= Nemiskam National Park =

Former national park in Alberta, Canada

Nemiskam National Park was created north of the community of Nemiskam (today a ghost town) in south central Alberta, Canada, in 1922. The park was closed and delisted in 1947. The first park superintendent was Edgar McHugh. Nemiskam is a Blackfoot word meaning "between two valleys", referring to the Chin Coulee and Etzikom Coulee on either side of the former community.

==History==
Beginning in 1914, a large portion of the 139 km2 of land that would later form Nemiskam National Park was designated the Nemiskam National Antelope Reserve, to protect Pronghorn (often referred to as antelope). The area was one of many pronghorn reserves created in Alberta and Saskatchewan at that time.

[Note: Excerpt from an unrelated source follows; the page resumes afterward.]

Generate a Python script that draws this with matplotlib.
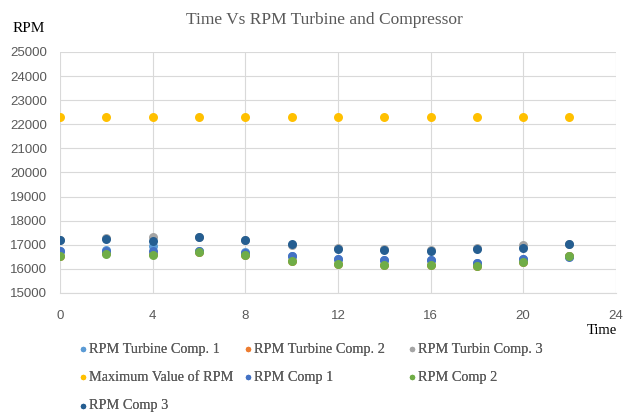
import matplotlib
matplotlib.use("Agg")
import matplotlib.pyplot as plt

plt.rcParams['font.family'] = ['Liberation Serif', 'DejaVu Serif']

time = [0, 2, 4, 6, 8, 10, 12, 14, 16, 18, 20, 22]
turb1 = [16750, 16780, 16940, 16720, 16680, 16530, 16400, 16370, 16360, 16260, 16420, 16520]
turb2 = [16540, 16640, 16600, 16700, 16570, 16330, 16200, 16170, 16170, 16130, 16290, 16520]
turb3 = [17200, 17260, 17320, 17310, 17200, 17000, 16860, 16820, 16780, 16860, 16990, 17020]
maxrpm = [22300] * 12
comp1 = [16730, 16760, 16760, 16720, 16670, 16530, 16390, 16360, 16360, 16260, 16420, 16500]
comp2 = [16530, 16630, 16590, 16690, 16560, 16320, 16190, 16160, 16160, 16120, 16280, 16530]
comp3 = [17190, 17240, 17170, 17300, 17180, 17040, 16840, 16800, 16760, 16840, 16870, 17010]

series = [
    ("RPM Turbine Comp. 1", turb1, "#5B9BD5"),
    ("RPM Turbine Comp. 2", turb2, "#ED7D31"),
    ("RPM Turbin Comp. 3", turb3, "#A5A5A5"),
    ("Maximum Value of RPM", maxrpm, "#FFC000"),
    ("RPM Comp 1", comp1, "#4472C4"),
    ("RPM Comp 2", comp2, "#70AD47"),
    ("RPM Comp 3", comp3, "#255E91"),
]

fig = plt.figure(figsize=(6.33, 4.12), dpi=100)
ax = fig.add_axes([0.0948, 0.289, 0.878, 0.585])
handles = []
for name, vals, col in series:
    h = ax.scatter(time, vals, s=42, color=col, label=name, zorder=3, linewidths=0)
    handles.append(h)

ax.set_xlim(0, 24)
ax.set_ylim(15000, 25000)
ax.set_xticks(range(0, 25, 4))
ax.set_yticks(range(15000, 25001, 1000))
ax.grid(True, color="#D9D9D9", linewidth=0.8)
ax.set_axisbelow(True)
for s in ["top", "right"]:
    ax.spines[s].set_visible(False)
ax.spines["left"].set_visible(False)
ax.spines["bottom"].set_color("#D9D9D9")
ax.tick_params(axis="y", length=0, labelsize=9.5, colors="#595959", pad=9.5)
ax.tick_params(axis="x", length=0, labelsize=9.5, colors="#595959", pad=12.5)
for lbl in ax.get_xticklabels() + ax.get_yticklabels():
    lbl.set_family(["Liberation Sans", "DejaVu Sans"])

fig.text(0.512, 0.951, "Time Vs RPM Turbine and Compressor", ha="center", va="center",
         fontsize=12.5, color="#595959")
fig.text(0.02, 0.93, "RPM", ha="left", va="center", fontsize=11, color="black")
fig.text(0.975, 0.198, "Time", ha="right", va="center", fontsize=10.5, color="black")

columns = [[0, 3, 6], [1, 4], [2, 5]]
col_x = [0.124, 0.385, 0.644]
for idxs, x0 in zip(columns, col_x):
    leg = fig.legend([handles[i] for i in idxs], [series[i][0] for i in idxs],
                     ncol=1, loc="upper left", bbox_to_anchor=(x0, 0.167),
                     frameon=False, fontsize=10.3, handletextpad=0.1,
                     labelspacing=1.05, markerscale=0.6, borderpad=0,
                     handlelength=0.6, borderaxespad=0)
    for t in leg.get_texts():
        t.set_color("#595959")
    fig.add_artist(leg)

fig.savefig("out.png", dpi=100)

Nemiskam National Park was one of several national parks created in the Canadian Prairies expressly to protect and regenerate dangerously low populations of bison and Pronghorn. Other 'regeneration' parks were Buffalo National Park and Wawaskesy National Park (both in Alberta) and Menissawok National Park in Saskatchewan.

With the rebound of pronghorn herds in southern Saskatchewan and Alberta, Nemiskam was closed in 1947, as the Buffalo (closed 1940), Wawaskesy (closed 1938) and Menissawok (closed 1930) 'regeneration' parks had been earlier. All four parks were delisted from the record of national parks in 1947, with the Nemiskam land returned to general use.